Exercise:
Retype, please, the listing from its opening line through the line that contains "import seaborn as sns", both included, without the pictures.
★ ★ ★ ★ ★
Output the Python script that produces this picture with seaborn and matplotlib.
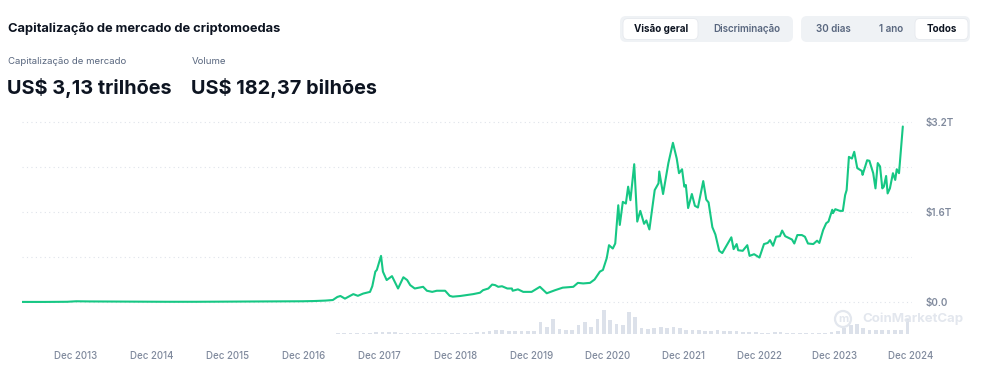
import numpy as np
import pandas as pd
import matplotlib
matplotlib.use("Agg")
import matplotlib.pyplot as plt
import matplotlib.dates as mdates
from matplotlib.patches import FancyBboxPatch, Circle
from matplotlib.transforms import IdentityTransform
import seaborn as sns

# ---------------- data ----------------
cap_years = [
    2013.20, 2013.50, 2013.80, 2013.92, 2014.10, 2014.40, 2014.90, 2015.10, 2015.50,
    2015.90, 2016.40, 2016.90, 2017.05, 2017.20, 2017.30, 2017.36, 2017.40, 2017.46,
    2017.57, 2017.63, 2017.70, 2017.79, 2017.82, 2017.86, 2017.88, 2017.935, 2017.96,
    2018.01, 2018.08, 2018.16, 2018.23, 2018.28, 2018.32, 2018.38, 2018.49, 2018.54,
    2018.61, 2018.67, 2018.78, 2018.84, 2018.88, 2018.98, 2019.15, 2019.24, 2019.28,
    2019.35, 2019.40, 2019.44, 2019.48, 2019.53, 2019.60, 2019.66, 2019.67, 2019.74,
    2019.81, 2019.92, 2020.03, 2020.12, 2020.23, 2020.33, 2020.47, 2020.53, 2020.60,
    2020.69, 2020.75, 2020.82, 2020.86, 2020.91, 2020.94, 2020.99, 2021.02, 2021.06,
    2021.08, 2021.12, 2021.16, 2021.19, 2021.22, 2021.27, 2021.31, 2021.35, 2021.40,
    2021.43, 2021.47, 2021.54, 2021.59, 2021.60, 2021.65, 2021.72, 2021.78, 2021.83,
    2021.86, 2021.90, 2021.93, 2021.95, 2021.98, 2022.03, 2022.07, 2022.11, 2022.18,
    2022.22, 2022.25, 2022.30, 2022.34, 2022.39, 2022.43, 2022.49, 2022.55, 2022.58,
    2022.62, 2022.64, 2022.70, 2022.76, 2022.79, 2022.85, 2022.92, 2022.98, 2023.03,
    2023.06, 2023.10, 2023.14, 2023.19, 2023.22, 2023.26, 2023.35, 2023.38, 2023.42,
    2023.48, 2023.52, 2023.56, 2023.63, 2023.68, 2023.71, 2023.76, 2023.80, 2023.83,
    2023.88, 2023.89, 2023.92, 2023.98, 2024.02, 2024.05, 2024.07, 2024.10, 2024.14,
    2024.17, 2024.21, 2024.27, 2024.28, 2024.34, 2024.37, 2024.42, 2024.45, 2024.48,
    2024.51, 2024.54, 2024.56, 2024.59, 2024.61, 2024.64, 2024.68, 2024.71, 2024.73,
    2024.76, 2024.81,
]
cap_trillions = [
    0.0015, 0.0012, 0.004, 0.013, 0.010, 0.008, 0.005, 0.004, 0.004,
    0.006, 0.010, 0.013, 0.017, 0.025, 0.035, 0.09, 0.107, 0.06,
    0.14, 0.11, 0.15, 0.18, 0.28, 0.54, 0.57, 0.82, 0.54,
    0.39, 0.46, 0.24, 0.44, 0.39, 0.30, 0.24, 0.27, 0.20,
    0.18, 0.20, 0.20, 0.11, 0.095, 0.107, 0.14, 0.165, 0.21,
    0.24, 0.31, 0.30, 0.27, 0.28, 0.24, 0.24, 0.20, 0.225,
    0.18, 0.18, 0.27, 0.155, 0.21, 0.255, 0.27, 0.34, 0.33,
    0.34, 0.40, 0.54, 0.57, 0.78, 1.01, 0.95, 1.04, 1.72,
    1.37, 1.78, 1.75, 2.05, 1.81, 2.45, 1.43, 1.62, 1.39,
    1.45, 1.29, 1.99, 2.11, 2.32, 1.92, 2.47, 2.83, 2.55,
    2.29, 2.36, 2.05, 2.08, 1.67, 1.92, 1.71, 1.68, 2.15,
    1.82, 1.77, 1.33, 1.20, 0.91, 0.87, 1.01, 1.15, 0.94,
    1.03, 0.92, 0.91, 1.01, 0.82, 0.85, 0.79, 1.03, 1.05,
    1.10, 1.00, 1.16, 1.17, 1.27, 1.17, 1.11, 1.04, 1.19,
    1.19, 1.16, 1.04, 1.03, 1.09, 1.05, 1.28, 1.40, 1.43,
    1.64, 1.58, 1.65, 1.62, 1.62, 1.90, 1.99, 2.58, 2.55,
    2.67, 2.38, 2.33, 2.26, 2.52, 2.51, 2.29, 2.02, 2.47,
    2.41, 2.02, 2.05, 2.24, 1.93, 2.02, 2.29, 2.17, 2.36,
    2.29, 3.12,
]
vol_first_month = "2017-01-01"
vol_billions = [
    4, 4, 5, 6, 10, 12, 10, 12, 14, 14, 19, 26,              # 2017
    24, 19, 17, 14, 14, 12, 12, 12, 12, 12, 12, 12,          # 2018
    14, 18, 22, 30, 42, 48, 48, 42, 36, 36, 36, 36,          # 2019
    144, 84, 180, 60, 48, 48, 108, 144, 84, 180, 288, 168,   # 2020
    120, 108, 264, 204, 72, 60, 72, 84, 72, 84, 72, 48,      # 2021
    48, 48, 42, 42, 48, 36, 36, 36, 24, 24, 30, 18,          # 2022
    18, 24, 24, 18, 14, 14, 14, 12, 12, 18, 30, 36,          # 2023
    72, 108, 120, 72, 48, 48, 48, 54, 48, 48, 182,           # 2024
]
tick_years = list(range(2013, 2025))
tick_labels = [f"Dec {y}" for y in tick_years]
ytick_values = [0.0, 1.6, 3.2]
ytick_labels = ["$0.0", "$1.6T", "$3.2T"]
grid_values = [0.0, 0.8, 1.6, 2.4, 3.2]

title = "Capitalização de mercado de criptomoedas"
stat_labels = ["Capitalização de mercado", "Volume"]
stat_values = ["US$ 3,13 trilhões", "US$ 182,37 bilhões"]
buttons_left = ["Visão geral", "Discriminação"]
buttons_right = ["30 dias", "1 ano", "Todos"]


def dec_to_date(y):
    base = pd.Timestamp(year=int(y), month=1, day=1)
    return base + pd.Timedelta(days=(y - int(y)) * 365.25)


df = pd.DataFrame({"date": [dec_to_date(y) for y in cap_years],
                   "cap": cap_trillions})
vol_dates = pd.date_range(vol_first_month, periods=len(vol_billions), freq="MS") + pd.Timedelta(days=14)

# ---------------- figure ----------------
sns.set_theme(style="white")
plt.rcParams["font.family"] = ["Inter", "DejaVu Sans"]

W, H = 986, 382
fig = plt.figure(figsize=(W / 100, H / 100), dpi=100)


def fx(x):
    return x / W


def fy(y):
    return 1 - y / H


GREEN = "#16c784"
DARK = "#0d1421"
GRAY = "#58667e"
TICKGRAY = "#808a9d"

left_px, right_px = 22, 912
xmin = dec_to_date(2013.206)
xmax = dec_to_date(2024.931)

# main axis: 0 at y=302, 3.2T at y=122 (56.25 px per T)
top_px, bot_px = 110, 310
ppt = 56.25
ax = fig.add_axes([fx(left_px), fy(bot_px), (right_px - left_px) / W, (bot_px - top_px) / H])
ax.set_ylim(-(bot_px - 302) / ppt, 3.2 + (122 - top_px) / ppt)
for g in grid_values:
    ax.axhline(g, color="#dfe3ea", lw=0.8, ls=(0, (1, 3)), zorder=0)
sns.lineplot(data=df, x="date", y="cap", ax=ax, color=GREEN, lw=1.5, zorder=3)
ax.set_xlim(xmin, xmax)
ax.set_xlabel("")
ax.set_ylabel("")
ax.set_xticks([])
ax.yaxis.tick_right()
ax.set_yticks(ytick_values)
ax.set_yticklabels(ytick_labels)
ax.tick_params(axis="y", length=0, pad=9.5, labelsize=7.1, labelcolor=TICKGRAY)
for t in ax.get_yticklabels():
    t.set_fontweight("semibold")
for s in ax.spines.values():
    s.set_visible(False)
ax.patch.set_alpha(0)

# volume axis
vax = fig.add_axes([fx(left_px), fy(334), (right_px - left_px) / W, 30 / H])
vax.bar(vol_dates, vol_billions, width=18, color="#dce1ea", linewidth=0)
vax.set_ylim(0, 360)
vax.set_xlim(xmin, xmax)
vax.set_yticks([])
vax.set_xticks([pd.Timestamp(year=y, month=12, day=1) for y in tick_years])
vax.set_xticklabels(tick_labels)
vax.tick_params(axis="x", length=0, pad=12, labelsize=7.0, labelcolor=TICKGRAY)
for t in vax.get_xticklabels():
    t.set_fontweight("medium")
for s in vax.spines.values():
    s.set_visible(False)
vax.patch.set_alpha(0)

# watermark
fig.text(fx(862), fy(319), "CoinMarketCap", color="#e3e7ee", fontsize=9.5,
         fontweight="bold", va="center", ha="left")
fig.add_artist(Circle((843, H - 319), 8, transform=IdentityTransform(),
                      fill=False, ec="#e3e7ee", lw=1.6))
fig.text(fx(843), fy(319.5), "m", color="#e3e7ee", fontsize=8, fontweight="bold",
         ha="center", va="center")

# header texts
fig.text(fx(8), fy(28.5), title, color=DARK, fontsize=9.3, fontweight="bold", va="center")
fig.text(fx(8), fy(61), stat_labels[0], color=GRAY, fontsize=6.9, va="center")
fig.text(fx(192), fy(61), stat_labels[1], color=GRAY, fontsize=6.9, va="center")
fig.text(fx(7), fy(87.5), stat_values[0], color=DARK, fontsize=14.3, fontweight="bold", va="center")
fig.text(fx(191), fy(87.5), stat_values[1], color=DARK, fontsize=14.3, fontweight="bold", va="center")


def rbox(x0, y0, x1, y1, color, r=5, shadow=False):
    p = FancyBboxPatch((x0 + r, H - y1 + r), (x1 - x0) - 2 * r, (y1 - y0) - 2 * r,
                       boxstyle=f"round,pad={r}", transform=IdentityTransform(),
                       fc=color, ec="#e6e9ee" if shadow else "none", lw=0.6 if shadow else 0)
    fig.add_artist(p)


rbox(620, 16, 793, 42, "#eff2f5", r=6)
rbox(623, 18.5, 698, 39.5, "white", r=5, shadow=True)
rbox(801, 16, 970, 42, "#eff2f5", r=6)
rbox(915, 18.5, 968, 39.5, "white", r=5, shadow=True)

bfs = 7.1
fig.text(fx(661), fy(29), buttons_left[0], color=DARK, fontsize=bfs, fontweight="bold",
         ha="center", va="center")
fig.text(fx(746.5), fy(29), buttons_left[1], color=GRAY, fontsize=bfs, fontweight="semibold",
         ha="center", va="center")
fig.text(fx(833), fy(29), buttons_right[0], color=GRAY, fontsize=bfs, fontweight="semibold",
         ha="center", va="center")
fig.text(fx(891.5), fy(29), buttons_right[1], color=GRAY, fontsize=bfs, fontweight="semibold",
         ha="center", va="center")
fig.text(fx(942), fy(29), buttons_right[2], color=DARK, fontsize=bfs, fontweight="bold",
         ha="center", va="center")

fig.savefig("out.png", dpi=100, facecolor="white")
★ ★ ★ ★ ★
The result:
Output the Python script that produces this picture with seaborn and matplotlib.
import numpy as np
import pandas as pd
import matplotlib
matplotlib.use("Agg")
import matplotlib.pyplot as plt
import matplotlib.dates as mdates
from matplotlib.patches import FancyBboxPatch, Circle
from matplotlib.transforms import IdentityTransform
import seaborn as sns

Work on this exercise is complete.